Tick tock. Tick tock. “There’s no time to be creative—I’m busy enough with production!” That’s a reality for some folks. If that’s your situation, then make it your goal to write one spot a month for whomever you want. Even at this level, you will be doing more for yourself than you would by not writing. Plus, you don’t have to kill yourself, and can still get the creative “exercise” to stay healthy. In doing so, you may discover that you’ll work yourself out of this job, into one where you are both writing and producing.
The yardstick. Find someone whose work you respect and admire and bounce your work off them. It really helps to have someone who can give you creative advice and input on what you’re doing. Without it, you’re just wandering in the dark. That way, you have a way to measure your work. Plus, you’ll come away with new ideas and new techniques that will broaden your vision, give you direction, and help you grow even more. If at all possible, have more than one person you can go to. This will balance out the viewpoints and give you a more objective look at your work and how others see it. We’ve all heard the phrase, “No man is an island”…it is especially true here.

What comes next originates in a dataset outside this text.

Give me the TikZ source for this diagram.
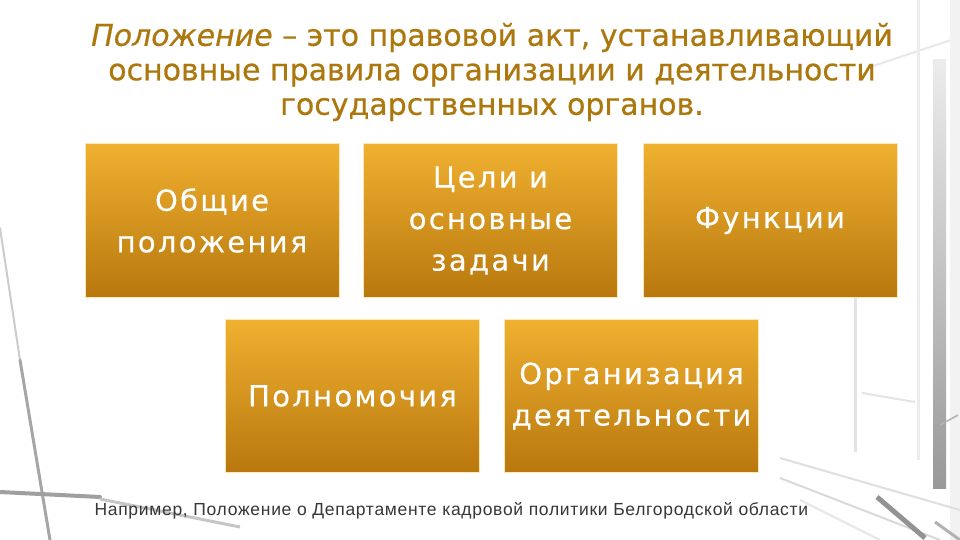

Do what you love. Not everyone will get fulfillment out of writing commercials. That’s okay. Just make sure that whatever you do, you do it with passion. It will shine through what you do. Neither will you be able to create an award-winning commercial for every client, every day. That’s reality. You will however, be able to create commercials that are unique, extraordinary, and effective by utilizing techniques such as these. Now, not every client is daring enough to accept spots that are highly creative or attention-getting, but those that are will reap rewards beyond their wildest imaginations.
The world is waiting. The world’s best radio commercials have yet to be produced. Will you be the one to write them?